WRITTEN REQUEST
Give an exact copy of every line, leaving images out.

-- start DATA EXTRACT --

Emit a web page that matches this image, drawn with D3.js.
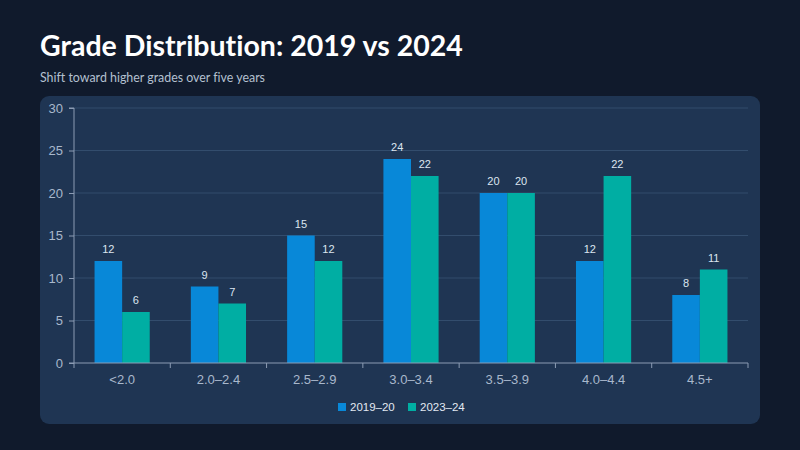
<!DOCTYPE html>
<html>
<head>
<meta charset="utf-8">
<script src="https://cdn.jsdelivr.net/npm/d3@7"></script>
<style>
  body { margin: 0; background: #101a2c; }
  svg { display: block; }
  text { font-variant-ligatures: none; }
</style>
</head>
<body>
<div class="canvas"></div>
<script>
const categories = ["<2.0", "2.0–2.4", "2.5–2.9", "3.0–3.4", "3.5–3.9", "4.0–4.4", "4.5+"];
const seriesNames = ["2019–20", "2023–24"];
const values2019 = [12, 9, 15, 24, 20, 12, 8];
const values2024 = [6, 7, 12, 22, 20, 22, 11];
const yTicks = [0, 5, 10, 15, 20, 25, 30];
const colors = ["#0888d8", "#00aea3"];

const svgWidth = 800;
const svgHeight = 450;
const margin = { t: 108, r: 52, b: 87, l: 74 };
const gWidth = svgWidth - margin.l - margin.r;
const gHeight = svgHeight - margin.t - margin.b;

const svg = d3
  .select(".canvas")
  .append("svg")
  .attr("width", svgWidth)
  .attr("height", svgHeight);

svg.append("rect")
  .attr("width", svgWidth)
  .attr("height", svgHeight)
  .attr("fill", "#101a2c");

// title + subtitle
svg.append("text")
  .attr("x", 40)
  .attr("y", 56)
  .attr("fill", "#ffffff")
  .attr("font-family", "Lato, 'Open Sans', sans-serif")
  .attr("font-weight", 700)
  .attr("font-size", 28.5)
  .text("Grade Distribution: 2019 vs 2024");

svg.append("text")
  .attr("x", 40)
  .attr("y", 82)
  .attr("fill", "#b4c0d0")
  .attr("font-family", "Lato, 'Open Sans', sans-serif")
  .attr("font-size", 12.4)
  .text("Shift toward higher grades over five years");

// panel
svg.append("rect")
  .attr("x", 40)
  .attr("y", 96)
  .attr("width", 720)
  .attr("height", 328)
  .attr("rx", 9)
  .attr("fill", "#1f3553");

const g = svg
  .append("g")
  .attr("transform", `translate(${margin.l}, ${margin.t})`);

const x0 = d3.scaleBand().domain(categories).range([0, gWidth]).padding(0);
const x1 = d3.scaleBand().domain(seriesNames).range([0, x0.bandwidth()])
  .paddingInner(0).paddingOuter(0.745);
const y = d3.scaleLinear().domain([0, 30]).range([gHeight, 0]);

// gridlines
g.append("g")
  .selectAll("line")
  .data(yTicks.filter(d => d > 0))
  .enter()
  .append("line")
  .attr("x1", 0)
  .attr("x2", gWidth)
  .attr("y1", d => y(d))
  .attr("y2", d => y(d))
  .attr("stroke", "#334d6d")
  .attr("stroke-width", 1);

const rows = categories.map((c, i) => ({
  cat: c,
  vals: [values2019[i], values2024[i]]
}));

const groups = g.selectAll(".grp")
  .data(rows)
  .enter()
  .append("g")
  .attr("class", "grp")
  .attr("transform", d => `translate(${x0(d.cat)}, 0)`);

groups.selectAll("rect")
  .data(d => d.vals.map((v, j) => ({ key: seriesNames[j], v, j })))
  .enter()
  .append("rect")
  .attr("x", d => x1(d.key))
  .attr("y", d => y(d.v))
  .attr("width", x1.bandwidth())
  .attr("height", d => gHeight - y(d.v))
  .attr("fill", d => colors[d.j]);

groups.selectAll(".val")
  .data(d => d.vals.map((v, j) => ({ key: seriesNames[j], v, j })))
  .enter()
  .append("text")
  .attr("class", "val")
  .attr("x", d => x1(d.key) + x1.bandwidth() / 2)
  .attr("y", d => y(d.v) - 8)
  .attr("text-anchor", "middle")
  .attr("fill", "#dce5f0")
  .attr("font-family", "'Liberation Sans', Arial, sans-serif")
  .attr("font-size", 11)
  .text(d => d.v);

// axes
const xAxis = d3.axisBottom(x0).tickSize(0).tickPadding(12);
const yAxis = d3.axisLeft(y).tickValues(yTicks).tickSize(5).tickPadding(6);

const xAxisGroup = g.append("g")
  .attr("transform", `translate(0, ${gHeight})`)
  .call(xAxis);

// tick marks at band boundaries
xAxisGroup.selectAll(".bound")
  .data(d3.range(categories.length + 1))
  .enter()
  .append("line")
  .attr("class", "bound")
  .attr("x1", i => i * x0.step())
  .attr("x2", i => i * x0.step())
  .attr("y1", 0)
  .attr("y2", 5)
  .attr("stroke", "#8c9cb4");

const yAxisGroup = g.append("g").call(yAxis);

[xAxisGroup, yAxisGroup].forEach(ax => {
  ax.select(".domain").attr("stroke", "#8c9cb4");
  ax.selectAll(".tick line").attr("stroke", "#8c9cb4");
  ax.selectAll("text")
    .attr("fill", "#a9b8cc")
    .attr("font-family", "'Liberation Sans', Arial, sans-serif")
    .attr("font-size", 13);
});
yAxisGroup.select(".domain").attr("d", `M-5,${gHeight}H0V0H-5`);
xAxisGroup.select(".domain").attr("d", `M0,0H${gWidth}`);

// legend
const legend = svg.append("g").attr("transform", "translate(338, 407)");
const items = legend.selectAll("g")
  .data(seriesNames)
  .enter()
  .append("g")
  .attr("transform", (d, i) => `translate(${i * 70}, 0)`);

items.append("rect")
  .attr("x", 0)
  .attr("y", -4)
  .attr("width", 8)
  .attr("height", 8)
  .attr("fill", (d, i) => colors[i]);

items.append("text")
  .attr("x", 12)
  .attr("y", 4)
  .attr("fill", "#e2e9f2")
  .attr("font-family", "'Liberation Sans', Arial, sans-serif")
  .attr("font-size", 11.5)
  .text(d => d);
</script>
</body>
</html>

-- end DATA EXTRACT --

COMPLETE OUTPUT
Emit a web page that matches this image, drawn with D3.js.
<!DOCTYPE html>
<html>
<head>
<meta charset="utf-8">
<script src="https://cdn.jsdelivr.net/npm/d3@7"></script>
<style>
  body { margin: 0; background: #101a2c; }
  svg { display: block; }
  text { font-variant-ligatures: none; }
</style>
</head>
<body>
<div class="canvas"></div>
<script>
const categories = ["<2.0", "2.0–2.4", "2.5–2.9", "3.0–3.4", "3.5–3.9", "4.0–4.4", "4.5+"];
const seriesNames = ["2019–20", "2023–24"];
const values2019 = [12, 9, 15, 24, 20, 12, 8];
const values2024 = [6, 7, 12, 22, 20, 22, 11];
const yTicks = [0, 5, 10, 15, 20, 25, 30];
const colors = ["#0888d8", "#00aea3"];

const svgWidth = 800;
const svgHeight = 450;
const margin = { t: 108, r: 52, b: 87, l: 74 };
const gWidth = svgWidth - margin.l - margin.r;
const gHeight = svgHeight - margin.t - margin.b;

const svg = d3
  .select(".canvas")
  .append("svg")
  .attr("width", svgWidth)
  .attr("height", svgHeight);

svg.append("rect")
  .attr("width", svgWidth)
  .attr("height", svgHeight)
  .attr("fill", "#101a2c");

// title + subtitle
svg.append("text")
  .attr("x", 40)
  .attr("y", 56)
  .attr("fill", "#ffffff")
  .attr("font-family", "Lato, 'Open Sans', sans-serif")
  .attr("font-weight", 700)
  .attr("font-size", 28.5)
  .text("Grade Distribution: 2019 vs 2024");

svg.append("text")
  .attr("x", 40)
  .attr("y", 82)
  .attr("fill", "#b4c0d0")
  .attr("font-family", "Lato, 'Open Sans', sans-serif")
  .attr("font-size", 12.4)
  .text("Shift toward higher grades over five years");

// panel
svg.append("rect")
  .attr("x", 40)
  .attr("y", 96)
  .attr("width", 720)
  .attr("height", 328)
  .attr("rx", 9)
  .attr("fill", "#1f3553");

const g = svg
  .append("g")
  .attr("transform", `translate(${margin.l}, ${margin.t})`);

const x0 = d3.scaleBand().domain(categories).range([0, gWidth]).padding(0);
const x1 = d3.scaleBand().domain(seriesNames).range([0, x0.bandwidth()])
  .paddingInner(0).paddingOuter(0.745);
const y = d3.scaleLinear().domain([0, 30]).range([gHeight, 0]);

// gridlines
g.append("g")
  .selectAll("line")
  .data(yTicks.filter(d => d > 0))
  .enter()
  .append("line")
  .attr("x1", 0)
  .attr("x2", gWidth)
  .attr("y1", d => y(d))
  .attr("y2", d => y(d))
  .attr("stroke", "#334d6d")
  .attr("stroke-width", 1);

const rows = categories.map((c, i) => ({
  cat: c,
  vals: [values2019[i], values2024[i]]
}));

const groups = g.selectAll(".grp")
  .data(rows)
  .enter()
  .append("g")
  .attr("class", "grp")
  .attr("transform", d => `translate(${x0(d.cat)}, 0)`);

groups.selectAll("rect")
  .data(d => d.vals.map((v, j) => ({ key: seriesNames[j], v, j })))
  .enter()
  .append("rect")
  .attr("x", d => x1(d.key))
  .attr("y", d => y(d.v))
  .attr("width", x1.bandwidth())
  .attr("height", d => gHeight - y(d.v))
  .attr("fill", d => colors[d.j]);

groups.selectAll(".val")
  .data(d => d.vals.map((v, j) => ({ key: seriesNames[j], v, j })))
  .enter()
  .append("text")
  .attr("class", "val")
  .attr("x", d => x1(d.key) + x1.bandwidth() / 2)
  .attr("y", d => y(d.v) - 8)
  .attr("text-anchor", "middle")
  .attr("fill", "#dce5f0")
  .attr("font-family", "'Liberation Sans', Arial, sans-serif")
  .attr("font-size", 11)
  .text(d => d.v);

// axes
const xAxis = d3.axisBottom(x0).tickSize(0).tickPadding(12);
const yAxis = d3.axisLeft(y).tickValues(yTicks).tickSize(5).tickPadding(6);

const xAxisGroup = g.append("g")
  .attr("transform", `translate(0, ${gHeight})`)
  .call(xAxis);

// tick marks at band boundaries
xAxisGroup.selectAll(".bound")
  .data(d3.range(categories.length + 1))
  .enter()
  .append("line")
  .attr("class", "bound")
  .attr("x1", i => i * x0.step())
  .attr("x2", i => i * x0.step())
  .attr("y1", 0)
  .attr("y2", 5)
  .attr("stroke", "#8c9cb4");

const yAxisGroup = g.append("g").call(yAxis);

[xAxisGroup, yAxisGroup].forEach(ax => {
  ax.select(".domain").attr("stroke", "#8c9cb4");
  ax.selectAll(".tick line").attr("stroke", "#8c9cb4");
  ax.selectAll("text")
    .attr("fill", "#a9b8cc")
    .attr("font-family", "'Liberation Sans', Arial, sans-serif")
    .attr("font-size", 13);
});
yAxisGroup.select(".domain").attr("d", `M-5,${gHeight}H0V0H-5`);
xAxisGroup.select(".domain").attr("d", `M0,0H${gWidth}`);

// legend
const legend = svg.append("g").attr("transform", "translate(338, 407)");
const items = legend.selectAll("g")
  .data(seriesNames)
  .enter()
  .append("g")
  .attr("transform", (d, i) => `translate(${i * 70}, 0)`);

items.append("rect")
  .attr("x", 0)
  .attr("y", -4)
  .attr("width", 8)
  .attr("height", 8)
  .attr("fill", (d, i) => colors[i]);

items.append("text")
  .attr("x", 12)
  .attr("y", 4)
  .attr("fill", "#e2e9f2")
  .attr("font-family", "'Liberation Sans', Arial, sans-serif")
  .attr("font-size", 11.5)
  .text(d => d);
</script>
</body>
</html>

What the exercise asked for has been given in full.